Smith v. . Allen

The following issues were submitted to the jury:

1. Are the plaintiffs the owners and in possession of the land in controversy?

2. Have the defendants trespassed on the land of the plaintiffs? (224)

3. What damages have the plaintiffs sustained?

The jury responded "Yes" to the first and second issues, and "Nineteen dollars" to the third.

The plaintiffs offered, for the purpose of showing color of title, a deed from Richard E. W. Tyson, by his attorney in fact, Allen Tyson, to Lemuel Tyson, dated 22 August, 1836, which deed had been duly probated and recorded. Defendants objected to the introduction of this deed on the ground that no power of attorney from grantor to Allen Tyson had been shown. His Honor held the deed to be sufficient for the purpose for which it was offered, and overruled the objection. Defendants excepted.

The plaintiffs for a similar purpose next offered a deed from Lewis Hilliard, Clerk and Master in Equity, to Sherrod Tyson, dated 22 June, 1866. They also introduced the trial and minute dockets of the Court of Equity of Pitt County, from which it appeared that a petition for the sale of the lands of Lemuel Tyson had been filed and docketed; that a decree of sale had been made; that a report of sale had also been made to the court, showing Sherrod Tyson to be the purchaser, and that a decree had been made and duly recorded in the minutes of said court confirming said sale and directing said clerk and master to make title to the purchaser.

E. A. Moye, the clerk of the Superior Court, was introduced, who testified that after diligent search in his office he had been unable to find the equity papers filed for the sale of said tract of land by said clerk and master; that he had searched all packages, bundles, boxes and papers, except the old papers marked "State cases"; these he did not search, and that he had been unable to find the original papers, and he was satisfied they were not in his office. *Page 190

(225) Defendants objected to the introduction of the deed from Lewis Hilliard, and to the introduction of the dockets of the Court of Equity, in the absence of the original papers; objection overruled, and the defendants excepted.

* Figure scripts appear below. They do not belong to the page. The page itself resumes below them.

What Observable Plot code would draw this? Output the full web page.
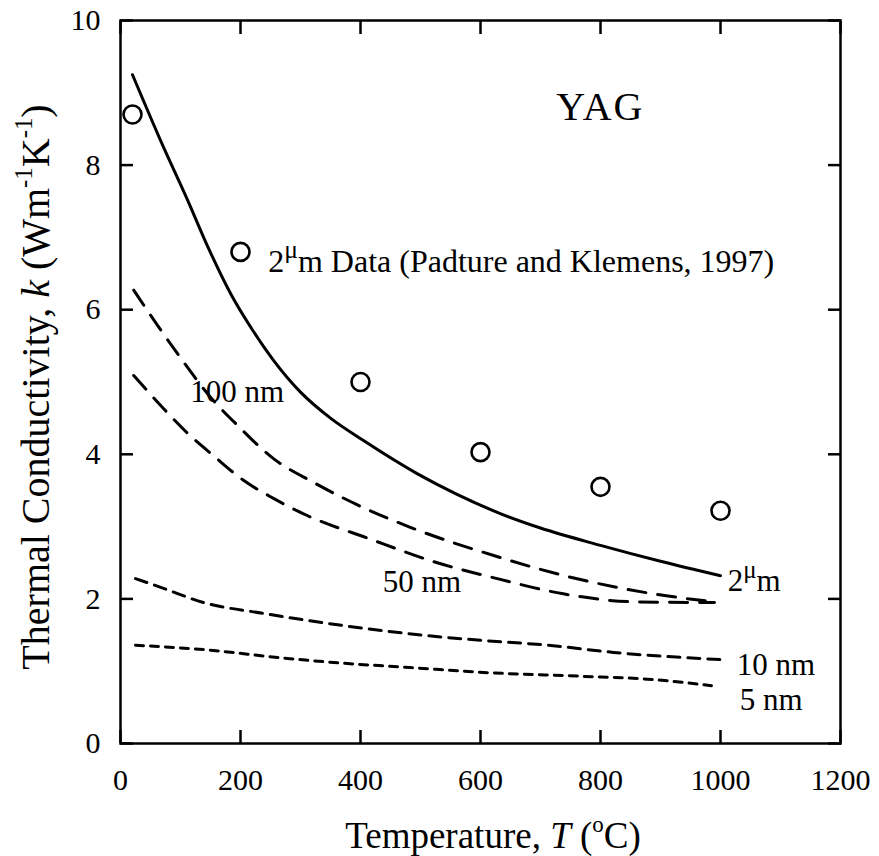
<!DOCTYPE html>
<html><head><meta charset="utf-8">
<script src="https://cdn.jsdelivr.net/npm/d3@7"></script>
<script src="https://cdn.jsdelivr.net/npm/@observablehq/plot@0.6"></script>
<style>body{margin:0;background:#fff} svg{display:block} svg text{font-family:"Liberation Serif","Times New Roman",serif}</style>
</head><body><div id="chart"></div>
<script>
// 2 µm grain size model curve
const temp2um = [20, 70, 110, 145, 185, 220, 255, 300, 350, 405, 495, 560, 633, 700, 800, 900, 1000];
const k2um = [9.25, 8.28, 7.55, 6.88, 6.2, 5.72, 5.30, 4.86, 4.50, 4.19, 3.73, 3.45, 3.18, 2.98, 2.74, 2.52, 2.32];
// 100 nm
const temp100 = [22, 62, 103, 150, 195, 255, 322, 395, 483, 622, 750, 888, 988];
const k100 = [6.27, 5.78, 5.30, 4.79, 4.40, 3.94, 3.61, 3.30, 2.99, 2.60, 2.30, 2.07, 1.96];
// 50 nm
const temp50 = [22, 72, 112, 155, 205, 255, 312, 412, 528, 628, 738, 855, 990];
const k50 = [5.09, 4.63, 4.29, 3.98, 3.64, 3.39, 3.15, 2.84, 2.50, 2.28, 2.07, 1.96, 1.95];
// 10 nm
const temp10 = [25, 67, 138, 238, 372, 538, 612, 712, 822, 1000];
const k10 = [2.28, 2.16, 1.95, 1.80, 1.63, 1.47, 1.42, 1.36, 1.26, 1.16];
// 5 nm
const temp5 = [25, 150, 262, 372, 483, 612, 767, 878, 985];
const k5 = [1.36, 1.29, 1.19, 1.11, 1.05, 0.98, 0.93, 0.89, 0.80];
// measured data (Padture and Klemens, 1997)
const dataTemp = [20, 200, 400, 600, 800, 1000];
const dataK = [8.7, 6.8, 5.0, 4.03, 3.55, 3.22];
// ticks
const xTicks = [0, 200, 400, 600, 800, 1000, 1200];
const yTicks = [0, 2, 4, 6, 8, 10];

const zip = (ts, ks) => ts.map((t, i) => ({t, k: ks[i]}));
const FONT = '"Liberation Serif", "Times New Roman", serif';

const tickOpts = {stroke: "black", strokeWidth: 2.5};
const lineOpts = {x: "t", y: "k", stroke: "black", strokeWidth: 3, curve: "monotone-x"};
const plot = Plot.plot({
  width: 879,
  height: 856,
  marginLeft: 120,
  marginRight: 39,
  marginTop: 20,
  marginBottom: 113,
  style: {fontFamily: FONT, fontSize: "30px", color: "black", background: "white"},
  x: {domain: [0, 1200]},
  y: {domain: [0, 10]},
  marks: [
    Plot.axisX({anchor: "bottom", ticks: xTicks, tickFormat: d => String(d), tickSize: -13, tickPadding: 38, label: null, ...tickOpts}),
    Plot.axisX({anchor: "top", ticks: xTicks, tickSize: -13, tickFormat: () => "", label: null, ...tickOpts}),
    Plot.axisY({anchor: "left", ticks: yTicks, tickFormat: d => String(d), tickSize: -13, tickPadding: 33, label: null, ...tickOpts}),
    Plot.axisY({anchor: "right", ticks: yTicks, tickSize: -13, tickFormat: () => "", label: null, ...tickOpts}),
    Plot.frame({stroke: "black", strokeWidth: 2.5}),
    Plot.line(zip(temp2um, k2um), {...lineOpts}),
    Plot.line(zip(temp100, k100), {...lineOpts, strokeDasharray: "18,12"}),
    Plot.line(zip(temp50, k50), {...lineOpts, strokeDasharray: "18,12"}),
    Plot.line(zip(temp10, k10), {...lineOpts, strokeDasharray: "12,8"}),
    Plot.line(zip(temp5, k5), {...lineOpts, strokeDasharray: "8,7"}),
    Plot.dot(zip(dataTemp, dataK), {x: "t", y: "k", r: 9, stroke: "black", strokeWidth: 2.6, fill: "none"})
  ]
});

document.getElementById("chart").appendChild(plot);

const svg = d3.select(plot);
const sx = plot.scale("x"), sy = plot.scale("y");

function label(x, y, parts, size, anchor = "start") {
  const t = svg.append("text")
    .attr("x", x).attr("y", y)
    .style("font-family", FONT)
    .attr("font-size", size)
    .attr("text-anchor", anchor)
    .attr("fill", "black");
  let raised = false;
  for (const [txt, kind] of parts) {
    const ts = t.append("tspan").text(txt);
    if (kind === "i") ts.attr("font-style", "italic");
    if (kind === "sup" || kind === "raise") {
      const fs = kind === "sup" ? 0.62 : 0.8;
      ts.attr("font-size", `${fs}em`).attr("dy", `${-0.42 / fs}em`);
      raised = true;
    } else if (raised) {
      ts.attr("dy", "0.42em");
      raised = false;
    }
  }
  return t;
}

// in-plot annotations (anchored in data coordinates)
label(sx.apply(727), sy.apply(8.62), [["YAG", "n"]], 40).attr("letter-spacing", "2px");
label(sx.apply(247), sy.apply(6.52), [["2", "n"], ["μ", "raise"], ["m Data (Padture and Klemens, 1997)", "n"]], 32);
label(sx.apply(117), sy.apply(4.72), [["100 nm", "n"]], 31);
label(sx.apply(438), sy.apply(2.09), [["50 nm", "n"]], 31);
label(sx.apply(1013), sy.apply(2.1), [["2", "n"], ["μ", "raise"], ["m", "n"]], 31);
label(sx.apply(1028), sy.apply(0.94), [["10 nm", "n"]], 31);
label(sx.apply(1033), sy.apply(0.46), [["5 nm", "n"]], 31);

// axis titles
label(493, 848, [["Temperature, ", "n"], ["T", "i"], [" (", "n"], ["o", "sup"], ["C)", "n"]], 37, "middle");
label(0, 0, [["Thermal Conductivity, ", "n"], ["k", "i"], [" (Wm", "n"], ["-1", "sup"], ["K", "n"], ["-1", "sup"], [")", "n"]], 40, "middle")
  .attr("x", null).attr("y", null)
  .attr("transform", "translate(49,387) rotate(-90)");
</script>
</body></html>
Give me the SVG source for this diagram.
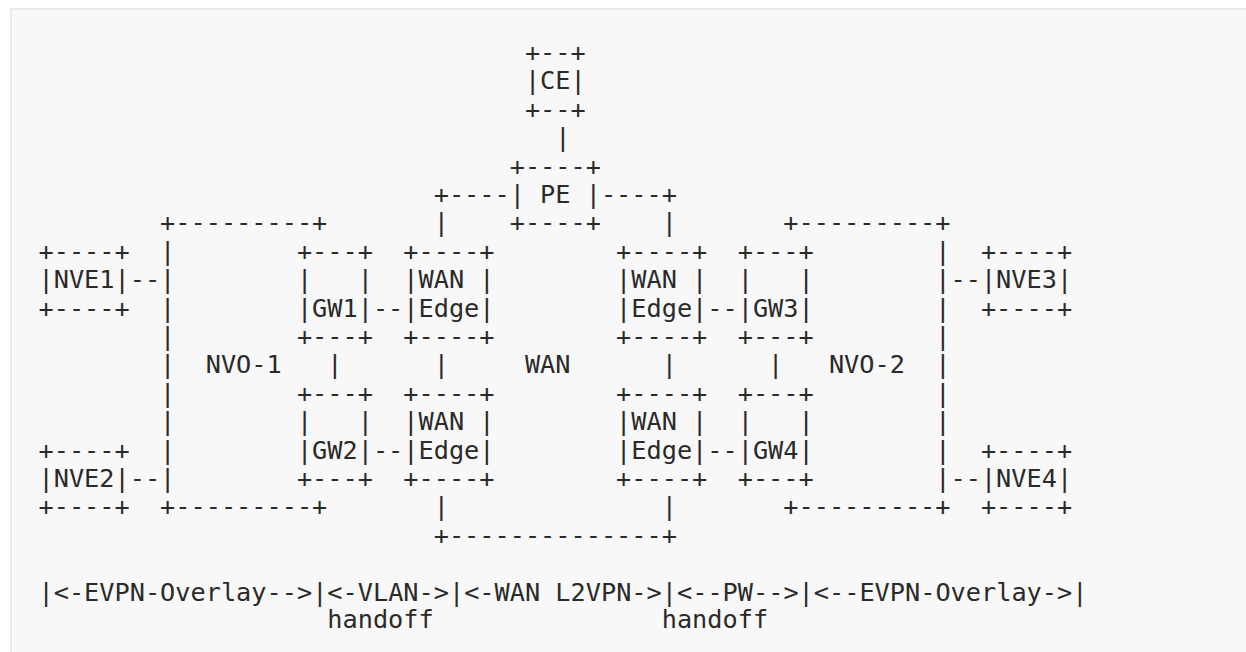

Plaintiffs then offered a deed from Sherrod Tyson to W. A. Cherry, trustee, dated 9 June, 1866.

To this deed the defendants objected, because it had not been probated as to W. A. Cherry, the grantee therein, who, it seems, had signed said deed. Objection overruled, and defendants excepted.

Plaintiffs then offered a deed from W. A. Cherry, trustee of Sophia Paul, to Thomas E. Randolph, dated January, 1868. To the introduction of this deed defendants objected, because it had not been probated as to Sophia Paul, by taking her privy examination. Objection overruled, and defendants excepted, his Honor holding that, in any view of the case, the foregoing deeds were sufficient to show color of title, that being the purpose for which they were offered.

Verdict and judgment for plaintiffs, and appeal by defendants. All the deeds offered by the plaintiffs were competent to show color of title, and were followed by testimony tending to prove continuous adverse possession, under visible lines and boundaries by the plaintiffs and those under whom they claim for more than seven years. Color of title is a writing upon its face professing to pass title to land. Keener v. Goodson,89 N.C. 273.

The first exception is met by Hill v. Wilton, 6 N.C. 14, which held that where the power of attorney was produced and plainly showed that the attorney had no authority to convey land, the deed purporting (226) to be made by virtue of the power therein constituted color of title.

The second exception is covered by the case of Hare v. Holleman,94 N.C. 14, where it is held that where the original papers in a cause have been burned or lost, the minutes of the court are admissible in evidence to establish the validity of the proceedings.

The deed from Sherrod Tyson to W. A. Cherry, trustee, objected to because it had not been probated as to Cherry, was competent, having been proved and registered as the deed of Tyson, under the presumption that it was accepted by the grantee therein. And if probate and registration had been necessary as to Cherry to pass title, the unregistered deed is color of title. Davis v. Higgins, 91 N.C. 382. *Page 191

The deed objected to by defendants because the privy examination of Sophia Paul did not appear to have been taken was also good as color of title, even if Sophia Paul were a feme covert, of which we are not apprised. See Perry v. Perry, 99 N.C. 270, where cases are cited which meet nearly all of the exceptions.

There was not exception to the refusal of his Honor to give the instruction asked in defendants' first prayer for special instructions, and the instruction was not warranted by the evidence as stated in the case.

It seems that every exception taken by defendants is untenable, and has been repeatedly so held.

NO ERROR.

Cited: Bond v. Beverly, 152 N.C. 61; Norwood v. Totten, 166 N.C. 650;Gann v. Spencer, 167 N.C. 430; Clendenin v. Clendenin, 181 N.C. 471.